Public Section Preview
Introduction — The Bretton Woods Order and Its Challenges
The contemporary global economic architecture rests on three pillars established at the Bretton Woods Conference (July 1944) in New Hampshire, USA: the International Monetary Fund (IMF), the World Bank (originally IBRD), and the International Trade Organization (which became GATT, then WTO).
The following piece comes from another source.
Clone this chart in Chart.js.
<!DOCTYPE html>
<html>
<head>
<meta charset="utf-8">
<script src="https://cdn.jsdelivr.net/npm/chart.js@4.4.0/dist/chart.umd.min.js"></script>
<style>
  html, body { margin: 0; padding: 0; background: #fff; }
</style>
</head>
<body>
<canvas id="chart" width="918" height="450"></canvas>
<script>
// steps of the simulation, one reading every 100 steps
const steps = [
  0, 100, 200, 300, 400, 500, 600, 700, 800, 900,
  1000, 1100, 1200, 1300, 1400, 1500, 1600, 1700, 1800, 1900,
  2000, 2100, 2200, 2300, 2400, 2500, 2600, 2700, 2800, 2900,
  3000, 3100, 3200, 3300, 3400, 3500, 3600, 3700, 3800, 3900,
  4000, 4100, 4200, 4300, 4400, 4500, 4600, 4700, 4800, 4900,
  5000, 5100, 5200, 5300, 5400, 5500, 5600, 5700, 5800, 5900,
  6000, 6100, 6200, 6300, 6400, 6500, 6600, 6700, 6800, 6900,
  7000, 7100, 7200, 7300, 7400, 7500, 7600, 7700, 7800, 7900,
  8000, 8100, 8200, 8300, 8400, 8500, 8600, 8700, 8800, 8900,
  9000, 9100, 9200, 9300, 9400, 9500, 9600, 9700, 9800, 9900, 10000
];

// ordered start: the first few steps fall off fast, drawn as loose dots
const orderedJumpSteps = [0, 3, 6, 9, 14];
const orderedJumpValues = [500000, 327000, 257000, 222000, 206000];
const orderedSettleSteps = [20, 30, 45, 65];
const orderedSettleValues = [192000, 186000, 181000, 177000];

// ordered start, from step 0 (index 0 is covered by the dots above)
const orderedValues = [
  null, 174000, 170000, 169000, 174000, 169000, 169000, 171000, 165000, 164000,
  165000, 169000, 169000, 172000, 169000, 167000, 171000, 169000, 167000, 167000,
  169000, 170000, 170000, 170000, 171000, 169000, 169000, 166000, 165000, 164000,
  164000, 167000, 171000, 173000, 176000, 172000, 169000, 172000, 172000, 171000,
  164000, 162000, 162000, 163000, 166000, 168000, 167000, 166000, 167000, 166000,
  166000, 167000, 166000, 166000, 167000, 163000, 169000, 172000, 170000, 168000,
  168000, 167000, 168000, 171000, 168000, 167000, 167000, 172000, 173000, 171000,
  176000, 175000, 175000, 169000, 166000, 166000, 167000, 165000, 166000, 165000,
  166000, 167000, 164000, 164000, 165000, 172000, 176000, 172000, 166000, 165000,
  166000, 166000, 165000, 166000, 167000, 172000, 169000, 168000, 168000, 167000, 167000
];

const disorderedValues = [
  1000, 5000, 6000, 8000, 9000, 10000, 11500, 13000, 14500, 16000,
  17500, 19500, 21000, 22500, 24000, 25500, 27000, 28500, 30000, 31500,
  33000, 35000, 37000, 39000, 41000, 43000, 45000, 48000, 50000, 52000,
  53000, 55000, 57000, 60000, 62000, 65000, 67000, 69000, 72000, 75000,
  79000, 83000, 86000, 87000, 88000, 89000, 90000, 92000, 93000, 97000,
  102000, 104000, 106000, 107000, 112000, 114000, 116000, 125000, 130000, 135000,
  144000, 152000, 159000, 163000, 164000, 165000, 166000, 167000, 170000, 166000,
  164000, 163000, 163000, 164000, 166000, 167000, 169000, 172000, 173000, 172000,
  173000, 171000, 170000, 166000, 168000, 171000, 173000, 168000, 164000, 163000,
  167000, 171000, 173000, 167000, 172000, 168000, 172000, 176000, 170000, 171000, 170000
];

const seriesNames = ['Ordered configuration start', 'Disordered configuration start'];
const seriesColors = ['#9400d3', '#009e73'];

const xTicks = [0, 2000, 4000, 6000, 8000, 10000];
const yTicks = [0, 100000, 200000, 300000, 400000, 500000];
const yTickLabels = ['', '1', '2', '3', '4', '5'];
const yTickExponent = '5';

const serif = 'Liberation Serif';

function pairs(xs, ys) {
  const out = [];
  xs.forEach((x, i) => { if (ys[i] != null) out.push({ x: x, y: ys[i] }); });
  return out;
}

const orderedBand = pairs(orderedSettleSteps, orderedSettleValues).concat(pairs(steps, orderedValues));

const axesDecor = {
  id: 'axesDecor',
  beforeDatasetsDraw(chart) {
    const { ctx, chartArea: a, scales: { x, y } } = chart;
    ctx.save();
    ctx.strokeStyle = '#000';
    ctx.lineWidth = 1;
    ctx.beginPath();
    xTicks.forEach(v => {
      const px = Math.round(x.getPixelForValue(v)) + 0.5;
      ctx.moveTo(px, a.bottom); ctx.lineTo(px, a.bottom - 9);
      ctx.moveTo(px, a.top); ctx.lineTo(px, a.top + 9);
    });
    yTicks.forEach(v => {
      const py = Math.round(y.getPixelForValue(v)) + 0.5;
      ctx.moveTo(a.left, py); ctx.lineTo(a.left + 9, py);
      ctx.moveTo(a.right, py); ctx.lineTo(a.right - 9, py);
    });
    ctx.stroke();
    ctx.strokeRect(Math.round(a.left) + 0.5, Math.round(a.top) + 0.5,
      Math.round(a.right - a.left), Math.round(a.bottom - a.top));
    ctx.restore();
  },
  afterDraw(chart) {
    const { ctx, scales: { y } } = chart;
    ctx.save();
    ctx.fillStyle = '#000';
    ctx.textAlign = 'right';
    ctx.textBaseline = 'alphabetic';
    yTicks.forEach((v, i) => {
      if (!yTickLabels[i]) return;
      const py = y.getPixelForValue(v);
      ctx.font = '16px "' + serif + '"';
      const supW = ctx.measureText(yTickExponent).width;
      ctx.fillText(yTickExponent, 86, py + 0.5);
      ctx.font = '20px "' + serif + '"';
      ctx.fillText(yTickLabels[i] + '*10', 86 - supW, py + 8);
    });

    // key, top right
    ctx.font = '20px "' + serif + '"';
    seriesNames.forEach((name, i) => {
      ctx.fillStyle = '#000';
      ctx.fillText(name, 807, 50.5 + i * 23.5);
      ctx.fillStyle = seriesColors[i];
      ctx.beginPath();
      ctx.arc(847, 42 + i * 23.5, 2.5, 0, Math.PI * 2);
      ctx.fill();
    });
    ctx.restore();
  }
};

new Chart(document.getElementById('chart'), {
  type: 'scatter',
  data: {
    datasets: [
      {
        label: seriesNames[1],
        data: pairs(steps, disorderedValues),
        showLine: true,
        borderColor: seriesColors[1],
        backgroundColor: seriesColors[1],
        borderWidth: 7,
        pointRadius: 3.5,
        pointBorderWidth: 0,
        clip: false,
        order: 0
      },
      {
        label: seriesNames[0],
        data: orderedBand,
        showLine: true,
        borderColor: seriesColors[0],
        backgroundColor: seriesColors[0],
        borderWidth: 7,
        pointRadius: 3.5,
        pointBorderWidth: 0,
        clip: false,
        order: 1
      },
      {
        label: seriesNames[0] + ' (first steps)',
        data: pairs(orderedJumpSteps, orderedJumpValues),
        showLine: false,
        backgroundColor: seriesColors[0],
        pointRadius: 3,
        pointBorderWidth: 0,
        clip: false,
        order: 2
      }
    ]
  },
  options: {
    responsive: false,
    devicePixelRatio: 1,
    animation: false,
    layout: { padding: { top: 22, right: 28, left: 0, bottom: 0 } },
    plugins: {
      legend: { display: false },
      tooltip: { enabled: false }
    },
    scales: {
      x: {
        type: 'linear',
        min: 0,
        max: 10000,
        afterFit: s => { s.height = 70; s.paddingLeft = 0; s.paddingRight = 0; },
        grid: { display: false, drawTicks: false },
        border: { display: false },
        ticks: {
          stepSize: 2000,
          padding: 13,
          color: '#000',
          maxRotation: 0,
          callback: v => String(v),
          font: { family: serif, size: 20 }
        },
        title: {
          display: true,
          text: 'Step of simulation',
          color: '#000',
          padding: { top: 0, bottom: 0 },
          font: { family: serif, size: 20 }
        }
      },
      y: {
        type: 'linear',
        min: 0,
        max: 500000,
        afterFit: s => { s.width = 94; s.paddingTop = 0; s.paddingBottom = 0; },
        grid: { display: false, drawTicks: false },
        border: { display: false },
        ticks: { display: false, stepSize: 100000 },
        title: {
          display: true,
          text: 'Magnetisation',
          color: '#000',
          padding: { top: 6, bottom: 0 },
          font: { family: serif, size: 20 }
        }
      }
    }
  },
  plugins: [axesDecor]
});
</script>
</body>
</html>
Together, they were designed to prevent a repeat of the Great Depression's economic chaos and the trade wars of the 1930s.
The Bretton Woods System (1944-1971):
- All currencies pegged to the US dollar, which was pegged to gold at $35/ounce
- IMF provided short-term balance of payments support
- World Bank financed reconstruction (post-WWII Europe) and development
- When the US suspended dollar-gold convertibility in August 1971 (Nixon Shock), the fixed exchange rate system collapsed — leading to today's managed floating exchange rate regime
Post-Bretton Woods Challenges:
The current system faces pressures from: (a) US dominance in IMF/World Bank governance vs. the rise of China and other emerging powers; (b) WTO's Appellate Body crisis paralysing dispute settlement; (c) China's parallel institutions (AIIB, NDB, Belt and Road Initiative); (d) climate financing gaps; (e) debt distress in developing countries.
Why this topic matters for RAS 2026: Topic 30 appeared in 2021 (World Bank Climate Action Plan) and 2013 (WTO trade question). For 2026, fresh material includes the WTO AB crisis, IMF $650 billion SDR allocation (2021), World Bank Evolution Roadmap (2023), India's role in IDA20 negotiations, and global debt restructuring under the G20 Common Framework (India holds G20 Presidency 2023).